Женская верность - стр. 24
Проводы решили устроить совместные: Ивану и Леониду. Когда посчитали всех гостей: Таврыз с Таврызихой, что жили с права от Родкиных, Пронины Иван и Людка, что жили напротив, Прокоп с Прокопихой, с другого конца барака, да самих восемь человек, стало ясно – за один стол, что приобрёл Тихон, все не поместятся. Принесли ещё один от Татьяны и попытались расставить собранные по соседству табуретки, места всё равно не хватало. Выход нашла Людка. Велела принести две широкие доски, из которых по обе стороны столов соорудили лавочки.

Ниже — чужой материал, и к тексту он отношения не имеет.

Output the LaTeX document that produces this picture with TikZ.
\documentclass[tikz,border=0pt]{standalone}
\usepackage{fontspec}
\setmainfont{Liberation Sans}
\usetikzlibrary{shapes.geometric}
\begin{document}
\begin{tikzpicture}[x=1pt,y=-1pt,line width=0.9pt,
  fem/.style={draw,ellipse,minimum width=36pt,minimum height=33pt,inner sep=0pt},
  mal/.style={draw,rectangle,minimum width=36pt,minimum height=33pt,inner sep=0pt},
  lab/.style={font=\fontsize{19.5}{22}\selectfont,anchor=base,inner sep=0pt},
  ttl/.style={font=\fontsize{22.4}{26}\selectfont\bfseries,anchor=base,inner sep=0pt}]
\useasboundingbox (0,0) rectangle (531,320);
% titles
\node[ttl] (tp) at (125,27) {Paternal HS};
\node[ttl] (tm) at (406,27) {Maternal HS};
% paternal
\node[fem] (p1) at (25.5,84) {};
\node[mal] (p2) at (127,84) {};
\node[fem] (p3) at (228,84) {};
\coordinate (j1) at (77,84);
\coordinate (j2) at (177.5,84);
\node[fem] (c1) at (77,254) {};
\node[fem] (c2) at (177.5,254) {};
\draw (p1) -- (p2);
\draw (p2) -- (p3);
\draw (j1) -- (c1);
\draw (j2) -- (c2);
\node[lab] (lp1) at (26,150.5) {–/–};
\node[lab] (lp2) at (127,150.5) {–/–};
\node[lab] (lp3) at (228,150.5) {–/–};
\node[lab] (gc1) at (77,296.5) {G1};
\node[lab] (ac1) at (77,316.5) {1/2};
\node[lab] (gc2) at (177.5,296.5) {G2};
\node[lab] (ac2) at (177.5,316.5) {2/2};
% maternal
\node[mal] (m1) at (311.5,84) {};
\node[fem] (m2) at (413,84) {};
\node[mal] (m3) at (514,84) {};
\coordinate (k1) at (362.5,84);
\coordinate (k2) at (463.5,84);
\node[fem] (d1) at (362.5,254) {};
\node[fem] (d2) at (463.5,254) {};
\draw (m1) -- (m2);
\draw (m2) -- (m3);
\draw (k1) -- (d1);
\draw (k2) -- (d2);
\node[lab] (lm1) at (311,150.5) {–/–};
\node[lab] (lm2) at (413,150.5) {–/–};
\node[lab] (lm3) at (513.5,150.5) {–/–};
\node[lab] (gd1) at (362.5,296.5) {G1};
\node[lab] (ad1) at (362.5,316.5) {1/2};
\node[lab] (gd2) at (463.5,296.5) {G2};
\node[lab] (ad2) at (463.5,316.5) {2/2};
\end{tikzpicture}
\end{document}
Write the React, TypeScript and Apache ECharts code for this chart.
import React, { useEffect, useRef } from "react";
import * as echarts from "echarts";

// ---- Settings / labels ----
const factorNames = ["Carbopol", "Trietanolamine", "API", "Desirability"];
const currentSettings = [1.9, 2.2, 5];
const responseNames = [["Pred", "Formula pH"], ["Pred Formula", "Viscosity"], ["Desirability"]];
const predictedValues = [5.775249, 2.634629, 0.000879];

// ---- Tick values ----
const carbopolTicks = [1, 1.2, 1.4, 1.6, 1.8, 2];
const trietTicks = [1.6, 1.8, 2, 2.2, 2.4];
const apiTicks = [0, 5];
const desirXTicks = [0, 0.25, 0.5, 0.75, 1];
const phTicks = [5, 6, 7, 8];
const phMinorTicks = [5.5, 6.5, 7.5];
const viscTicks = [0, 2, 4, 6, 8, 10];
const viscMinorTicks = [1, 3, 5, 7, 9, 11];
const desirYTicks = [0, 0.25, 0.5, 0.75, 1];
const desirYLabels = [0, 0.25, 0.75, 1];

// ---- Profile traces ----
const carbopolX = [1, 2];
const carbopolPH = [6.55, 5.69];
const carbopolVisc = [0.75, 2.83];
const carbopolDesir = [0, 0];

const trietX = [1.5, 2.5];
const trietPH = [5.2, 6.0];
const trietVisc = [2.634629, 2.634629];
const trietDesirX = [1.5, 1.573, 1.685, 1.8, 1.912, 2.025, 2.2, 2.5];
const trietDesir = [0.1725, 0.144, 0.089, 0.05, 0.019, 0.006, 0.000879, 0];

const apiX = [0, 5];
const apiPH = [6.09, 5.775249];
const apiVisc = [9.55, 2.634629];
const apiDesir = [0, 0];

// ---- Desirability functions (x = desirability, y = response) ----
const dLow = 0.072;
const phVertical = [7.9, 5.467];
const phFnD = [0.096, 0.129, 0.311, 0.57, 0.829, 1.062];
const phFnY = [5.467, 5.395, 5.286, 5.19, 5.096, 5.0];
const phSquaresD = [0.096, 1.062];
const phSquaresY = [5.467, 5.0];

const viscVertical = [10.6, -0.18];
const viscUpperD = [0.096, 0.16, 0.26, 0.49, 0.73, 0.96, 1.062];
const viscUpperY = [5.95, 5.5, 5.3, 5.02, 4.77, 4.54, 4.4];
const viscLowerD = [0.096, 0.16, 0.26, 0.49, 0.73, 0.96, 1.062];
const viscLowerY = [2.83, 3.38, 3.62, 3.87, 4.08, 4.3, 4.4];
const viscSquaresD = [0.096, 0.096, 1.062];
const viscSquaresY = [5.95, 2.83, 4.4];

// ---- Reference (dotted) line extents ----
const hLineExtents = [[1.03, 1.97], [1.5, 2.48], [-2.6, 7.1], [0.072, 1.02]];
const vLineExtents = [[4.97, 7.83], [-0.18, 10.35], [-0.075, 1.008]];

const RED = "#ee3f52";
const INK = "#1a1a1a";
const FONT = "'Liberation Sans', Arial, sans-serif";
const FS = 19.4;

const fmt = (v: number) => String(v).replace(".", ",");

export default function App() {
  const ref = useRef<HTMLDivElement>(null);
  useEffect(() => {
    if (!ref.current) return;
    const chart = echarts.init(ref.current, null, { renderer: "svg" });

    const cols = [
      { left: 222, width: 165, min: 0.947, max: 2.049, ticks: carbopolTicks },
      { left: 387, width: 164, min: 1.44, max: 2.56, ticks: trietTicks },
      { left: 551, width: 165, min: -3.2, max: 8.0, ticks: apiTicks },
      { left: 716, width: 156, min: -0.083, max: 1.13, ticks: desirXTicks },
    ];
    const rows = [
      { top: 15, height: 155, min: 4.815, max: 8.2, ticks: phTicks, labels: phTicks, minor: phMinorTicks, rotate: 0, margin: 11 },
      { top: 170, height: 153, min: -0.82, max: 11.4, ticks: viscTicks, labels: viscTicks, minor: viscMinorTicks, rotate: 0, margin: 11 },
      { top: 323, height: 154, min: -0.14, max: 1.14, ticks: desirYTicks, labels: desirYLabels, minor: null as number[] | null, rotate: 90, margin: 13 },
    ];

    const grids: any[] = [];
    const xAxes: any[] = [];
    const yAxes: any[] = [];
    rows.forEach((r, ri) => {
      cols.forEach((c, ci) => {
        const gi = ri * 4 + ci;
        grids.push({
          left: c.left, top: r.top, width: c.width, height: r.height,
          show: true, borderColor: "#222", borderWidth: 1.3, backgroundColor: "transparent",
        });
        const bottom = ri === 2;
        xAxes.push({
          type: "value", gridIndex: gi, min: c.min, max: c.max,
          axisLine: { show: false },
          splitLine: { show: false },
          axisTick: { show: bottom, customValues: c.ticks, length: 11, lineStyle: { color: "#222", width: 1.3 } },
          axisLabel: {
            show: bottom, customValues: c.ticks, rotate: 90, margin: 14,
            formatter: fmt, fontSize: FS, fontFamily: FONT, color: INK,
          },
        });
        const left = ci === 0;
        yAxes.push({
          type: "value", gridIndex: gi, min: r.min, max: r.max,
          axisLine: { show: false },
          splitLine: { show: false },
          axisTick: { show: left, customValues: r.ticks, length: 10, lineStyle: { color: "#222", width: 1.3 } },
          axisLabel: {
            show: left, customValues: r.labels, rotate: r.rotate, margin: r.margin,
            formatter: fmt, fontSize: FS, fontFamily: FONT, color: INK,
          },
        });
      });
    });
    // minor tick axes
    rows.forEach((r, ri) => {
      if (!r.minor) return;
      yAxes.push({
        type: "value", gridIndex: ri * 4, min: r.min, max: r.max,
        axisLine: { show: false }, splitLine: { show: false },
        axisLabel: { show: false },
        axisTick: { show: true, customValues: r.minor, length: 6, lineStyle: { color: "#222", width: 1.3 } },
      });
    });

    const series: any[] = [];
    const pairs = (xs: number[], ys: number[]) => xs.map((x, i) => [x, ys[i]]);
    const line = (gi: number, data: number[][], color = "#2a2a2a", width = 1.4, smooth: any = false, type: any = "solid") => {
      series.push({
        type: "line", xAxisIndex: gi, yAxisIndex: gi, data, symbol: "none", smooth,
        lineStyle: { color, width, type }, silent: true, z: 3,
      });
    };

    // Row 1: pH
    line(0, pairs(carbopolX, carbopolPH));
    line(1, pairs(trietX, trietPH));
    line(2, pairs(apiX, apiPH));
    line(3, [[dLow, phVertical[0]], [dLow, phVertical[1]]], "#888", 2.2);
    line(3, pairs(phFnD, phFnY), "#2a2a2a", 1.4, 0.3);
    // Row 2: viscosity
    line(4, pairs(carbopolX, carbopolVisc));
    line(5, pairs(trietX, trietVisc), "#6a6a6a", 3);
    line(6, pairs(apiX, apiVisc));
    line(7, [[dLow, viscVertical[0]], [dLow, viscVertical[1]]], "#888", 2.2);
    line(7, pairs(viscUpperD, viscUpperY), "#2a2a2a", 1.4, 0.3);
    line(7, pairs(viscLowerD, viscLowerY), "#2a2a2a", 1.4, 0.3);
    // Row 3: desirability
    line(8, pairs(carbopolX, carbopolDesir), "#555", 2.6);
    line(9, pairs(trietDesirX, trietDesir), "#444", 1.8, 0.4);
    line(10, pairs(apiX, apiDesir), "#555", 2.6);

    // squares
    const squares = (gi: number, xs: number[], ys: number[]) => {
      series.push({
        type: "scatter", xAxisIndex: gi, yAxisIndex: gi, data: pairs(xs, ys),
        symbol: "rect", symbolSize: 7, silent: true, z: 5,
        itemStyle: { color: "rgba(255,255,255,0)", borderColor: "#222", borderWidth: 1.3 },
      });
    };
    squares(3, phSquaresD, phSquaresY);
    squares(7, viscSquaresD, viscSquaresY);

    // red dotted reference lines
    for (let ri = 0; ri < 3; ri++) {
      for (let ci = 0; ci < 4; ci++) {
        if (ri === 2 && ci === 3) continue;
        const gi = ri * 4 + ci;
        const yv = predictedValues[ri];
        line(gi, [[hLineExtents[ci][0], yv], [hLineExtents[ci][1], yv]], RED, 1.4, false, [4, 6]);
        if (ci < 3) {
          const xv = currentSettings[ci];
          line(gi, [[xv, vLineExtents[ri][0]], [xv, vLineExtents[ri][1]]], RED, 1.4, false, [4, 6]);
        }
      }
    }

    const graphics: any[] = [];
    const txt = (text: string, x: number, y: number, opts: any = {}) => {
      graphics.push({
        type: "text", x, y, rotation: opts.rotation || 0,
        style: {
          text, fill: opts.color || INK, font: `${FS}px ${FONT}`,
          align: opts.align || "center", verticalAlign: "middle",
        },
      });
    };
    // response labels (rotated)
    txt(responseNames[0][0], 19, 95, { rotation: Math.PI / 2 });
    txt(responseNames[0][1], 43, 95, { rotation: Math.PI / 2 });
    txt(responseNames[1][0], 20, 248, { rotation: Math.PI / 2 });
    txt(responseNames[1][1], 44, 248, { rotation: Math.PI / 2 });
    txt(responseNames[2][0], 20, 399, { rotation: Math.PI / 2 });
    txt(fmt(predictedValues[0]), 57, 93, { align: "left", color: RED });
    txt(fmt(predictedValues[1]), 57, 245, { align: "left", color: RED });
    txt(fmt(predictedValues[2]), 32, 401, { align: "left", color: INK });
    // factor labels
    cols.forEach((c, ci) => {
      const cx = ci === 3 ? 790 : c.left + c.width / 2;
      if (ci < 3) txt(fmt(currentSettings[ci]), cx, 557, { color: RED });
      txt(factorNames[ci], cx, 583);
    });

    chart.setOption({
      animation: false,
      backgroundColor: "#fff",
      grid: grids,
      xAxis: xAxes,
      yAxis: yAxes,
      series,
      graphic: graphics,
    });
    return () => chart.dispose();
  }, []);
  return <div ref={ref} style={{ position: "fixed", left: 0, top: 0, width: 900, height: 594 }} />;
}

Высокая статная татарка – Таврызиха одела удивительной красоты монисто, собранное из мелких монеток, в каждой из которых было отверстие. Все эти монетки мелодично позвякивали у неё на груди. Низкорослый, кривоногий, с тонкими раздувающимися ноздрями Таврыз, вопреки своему обычному состоянию, пил мало и оставался весь вечер трезвый. Только выражение глаз у него становилось всё злее и злее. С белым билетом его в армию не брали. Болезнь свою он тщательно скрывал, но когда подослал в военкоматовскую комиссию знакомого мужика, чтобы тот прошёл вместо него, то ничего не вышло. За столом, накрытым белой простынёй, сидел участковый врач, который знал и Таврыза в лицо, и болезнь его. Таврызиха всё грустнела, с нескрываемой тревогой ожидая очередных вечерних побоев мужа.
Людка жалась к своему Ивану, украдкой заглядывая в глаза. Ему пока дали отсрочку. Хоть стройку и приостановили, но сделанное следовало законсервировать, а кое-то и продолжать строить. Ну-ка, Иван возьмёт паспорт и рванёт на фронт. С него станется. А тут такой пример! Родкин-то Ванька малолетка, а туда же!
Прокоп особенно не расстраивался. Они с молодой женой даже детишками ещё не обзавелись. И если в ближайшее время война не закончится, думал он, то и на его век хватит. Да и не особенно-то он туда стремился! Стрелок он был отменный и знал, как мгновенно обрывается жизнь. Прокоп и его жена походили друг на друга, как брат с сестрой. Оба маленькие, полненькие, черноволосые, узкоглазые. А еще он замечательно играл а гармошке. Да так по вечерам брал всех за душу, что вездесущий Илюшка стал у него потихоньку учиться.
Елена, взяв младшую сестрёнку на руки, ушла в комнату Прониных. Там было тихо, а ей пора было спать.
И только Надежда, превратившаяся из нескладной девочки в юную девушку: пышногрудую, голубоглазую, с копной русых кудрей на голове, всё пыталась растормошить застолье.
Устинья, сложив на коленях руки, мучительно пыталась удержать застрявшие комом в горле слёзы – не вздохнуть, не выдохнуть. Непьющая совсем, на этот раз проглотила несколько глотков красного вина, но и это не помогло. Душа замерла и никак отходить не хотела. Думала о сыне, который идёт на страшное побоище, о муже, которого и проводить-то толком не успела. Забрали срочно, почитай прямо с работы. Отпусти только за документами домой, переодели прямо в военкомате. На том вокзале, куда привёз их Тихон, погрузили в товарные вагоны и в тот же день, сформировав состав, отправили на фронт.
Татьяна дважды выходила из-за стола, зачем-то ходила к себе в комнату. Сидела на самом краю лавки, и невозможно было понять, что у неё на душе. Только ещё ниже опустила платок на глаза.
Иван и Леонид явно тяготились своим положением и особым вниманием. Поэтому когда Илья сказал: «Мамань, ребятам бы к друзьям, хоть на чуток…», – никто не возразил.